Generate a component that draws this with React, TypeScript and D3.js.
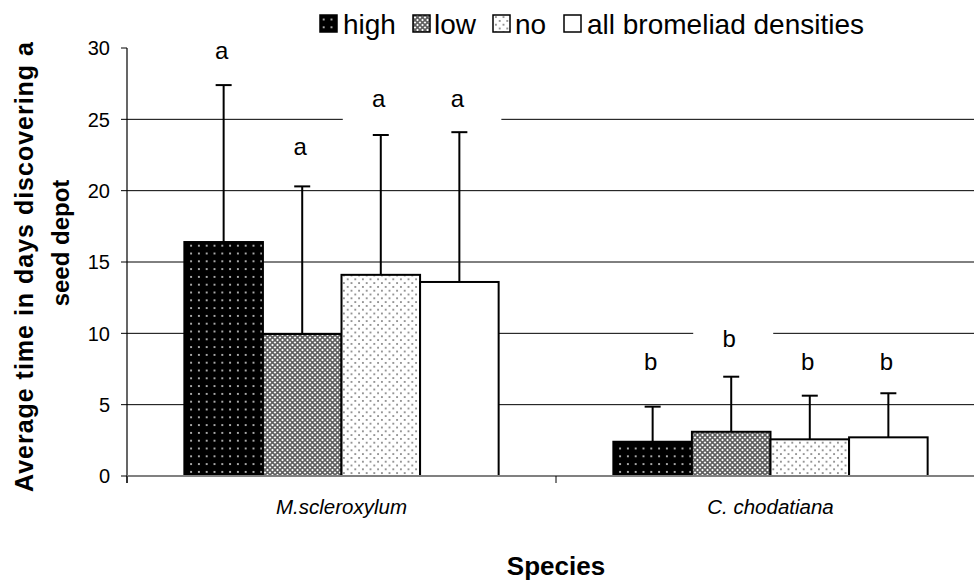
import React from "react";
import * as d3 from "d3";

const categories = ["M.scleroxylum", "C. chodatiana"];
const series = ["high", "low", "no", "all bromeliad densities"];
const highMeans = [16.4, 2.4];
const lowMeans = [9.95, 3.1];
const noMeans = [14.1, 2.57];
const allMeans = [13.6, 2.71];
const highErr = [11.0, 2.46];
const lowErr = [10.35, 3.86];
const noErr = [9.8, 3.06];
const allErr = [10.5, 3.09];
const highLetters = ["a", "b"];
const lowLetters = ["a", "b"];
const noLetters = ["a", "b"];
const allLetters = ["a", "b"];
const highLetterY = [29.2, 7.45];
const lowLetterY = [22.5, 9.05];
const noLetterY = [25.85, 7.45];
const allLetterY = [25.85, 7.45];
const yTicks = [0, 5, 10, 15, 20, 25, 30];
const gridTicks = [5, 10, 15, 20, 25];

const means = [highMeans, lowMeans, noMeans, allMeans];
const errs = [highErr, lowErr, noErr, allErr];
const letters = [highLetters, lowLetters, noLetters, allLetters];
const letterYs = [highLetterY, lowLetterY, noLetterY, allLetterY];
const fills = ["url(#pHigh)", "url(#pLow)", "url(#pNo)", "#fff"];

const FONT = "'Liberation Sans', Arial, sans-serif";

export default function App() {
  const W = 974, H = 583;
  const left = 127, right = 985, top = 48, bottom = 476;
  const y = d3.scaleLinear().domain([0, 30]).range([bottom, top]);
  const x0 = d3.scaleBand<string>().domain(categories).range([left, right]);
  const x1 = d3.scaleBand<string>().domain(series).range([0, x0.bandwidth()]).paddingOuter(0.73);
  const bw = x1.bandwidth();

  const legendItems = [
    { sx: 320, tx: 343 },
    { sx: 413, tx: 434 },
    { sx: 493, tx: 515 },
    { sx: 564, tx: 587 },
  ];

  return (
    <div>
      <style>{"body{margin:0}"}</style>
      <svg width={W} height={H} style={{ display: "block", background: "#fff" }} fontFamily={FONT}>
        <defs>
          <pattern id="pHigh" patternUnits="userSpaceOnUse" width={7.8} height={7.8}>
            <rect width={7.8} height={7.8} fill="#000" />
            <circle cx={3.9} cy={3.9} r={1} fill="#e0e0e0" />
          </pattern>
          <pattern id="pLow" patternUnits="userSpaceOnUse" width={5} height={5}>
            <rect width={5} height={5} fill="#fff" />
            <path d="M0,0L5,5M5,0L0,5" stroke="#5e5e5e" strokeWidth={1.6} />
          </pattern>
          <pattern id="pNo" patternUnits="userSpaceOnUse" width={7.6} height={7.6}>
            <rect width={7.6} height={7.6} fill="#fff" />
            <circle cx={1.9} cy={1.9} r={0.9} fill="#666" />
            <circle cx={5.7} cy={5.7} r={0.9} fill="#666" />
          </pattern>
        </defs>
        <rect width={W} height={H} fill="#fff" />

        {/* gridlines */}
        {gridTicks.map((t) => (
          <line key={t} x1={left} x2={W} y1={y(t)} y2={y(t)} stroke="#000" strokeWidth={1} />
        ))}

        {/* label backgrounds */}
        {categories.map((c, ci) =>
          series.map((s, si) => {
            const cx = (x0(c) as number) + (x1(s) as number) + bw / 2 - 2;
            const ly = y(letterYs[si][ci]);
            return <rect key={c + s} x={cx - 36} y={ly - 30} width={80} height={45} fill="#fff" />;
          })
        )}

        {/* bars */}
        {categories.map((c, ci) =>
          series.map((s, si) => {
            const bx = (x0(c) as number) + (x1(s) as number);
            return (
              <rect key={c + s} x={bx} y={y(means[si][ci])} width={bw} height={y(0) - y(means[si][ci])}
                fill={fills[si]} stroke="#000" strokeWidth={2} />
            );
          })
        )}

        {/* error bars */}
        {categories.map((c, ci) =>
          series.map((s, si) => {
            const cx = (x0(c) as number) + (x1(s) as number) + bw / 2;
            const t = y(means[si][ci] + errs[si][ci]);
            return (
              <g key={c + s} stroke="#000" strokeWidth={2}>
                <line x1={cx} x2={cx} y1={y(means[si][ci])} y2={t} />
                <line x1={cx - 8} x2={cx + 8} y1={t} y2={t} />
              </g>
            );
          })
        )}

        {/* letters */}
        {categories.map((c, ci) =>
          series.map((s, si) => {
            const cx = (x0(c) as number) + (x1(s) as number) + bw / 2 - 2;
            return (
              <text key={c + s} x={cx} y={y(letterYs[si][ci])} fontSize={24} textAnchor="middle" fill="#000">
                {letters[si][ci]}
              </text>
            );
          })
        )}

        {/* y axis */}
        <line x1={left} x2={left} y1={top} y2={bottom + 7} stroke="#000" strokeWidth={1.2} />
        {yTicks.map((t) => (
          <g key={t}>
            <line x1={left - 6} x2={left} y1={y(t)} y2={y(t)} stroke="#000" strokeWidth={1} />
            <text x={110} y={y(t)} dy="0.36em" fontSize={20} textAnchor="end" fill="#000">{t}</text>
          </g>
        ))}

        {/* x axis */}
        <line x1={left} x2={W} y1={bottom} y2={bottom} stroke="#808080" strokeWidth={1.8} />
        {[...categories.map((c) => x0(c) as number), right].map((xv, i) => (
          <line key={i} x1={xv} x2={xv} y1={bottom} y2={bottom + 7} stroke="#000" strokeWidth={1} />
        ))}
        {categories.map((c) => (
          <text key={c} x={(x0(c) as number) + x0.bandwidth() / 2} y={514} fontSize={20.5} fontStyle="italic"
            textAnchor="middle" fill="#000">{c}</text>
        ))}

        {/* axis titles */}
        <text x={(left + right) / 2} y={575} fontSize={26} fontWeight="bold" textAnchor="middle" fill="#000">Species</text>
        <text transform={`translate(33,267) rotate(-90)`} fontSize={25} fontWeight="bold" textAnchor="middle"
          textLength={450} lengthAdjust="spacing" fill="#000">
          Average time in days discovering a
        </text>
        <text transform={`translate(69,243) rotate(-90)`} fontSize={24} fontWeight="bold" textAnchor="middle" fill="#000">
          seed depot
        </text>

        {/* legend */}
        {series.map((s, i) => (
          <g key={s}>
            <rect x={legendItems[i].sx} y={15} width={17} height={17} fill={fills[i]} stroke="#000" strokeWidth={1.5} />
            <text x={legendItems[i].tx} y={34} fontSize={28} fill="#000">{s}</text>
          </g>
        ))}
      </svg>
    </div>
  );
}
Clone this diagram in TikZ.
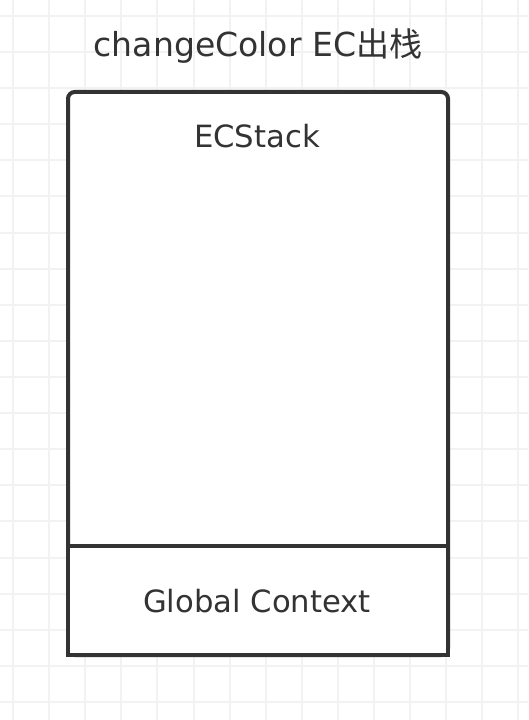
•••
__WHAT THE EXERCISE ASKS__
Count the lines above in which the word "this" appears, then state only that count.

__TASK RESPONSE__
2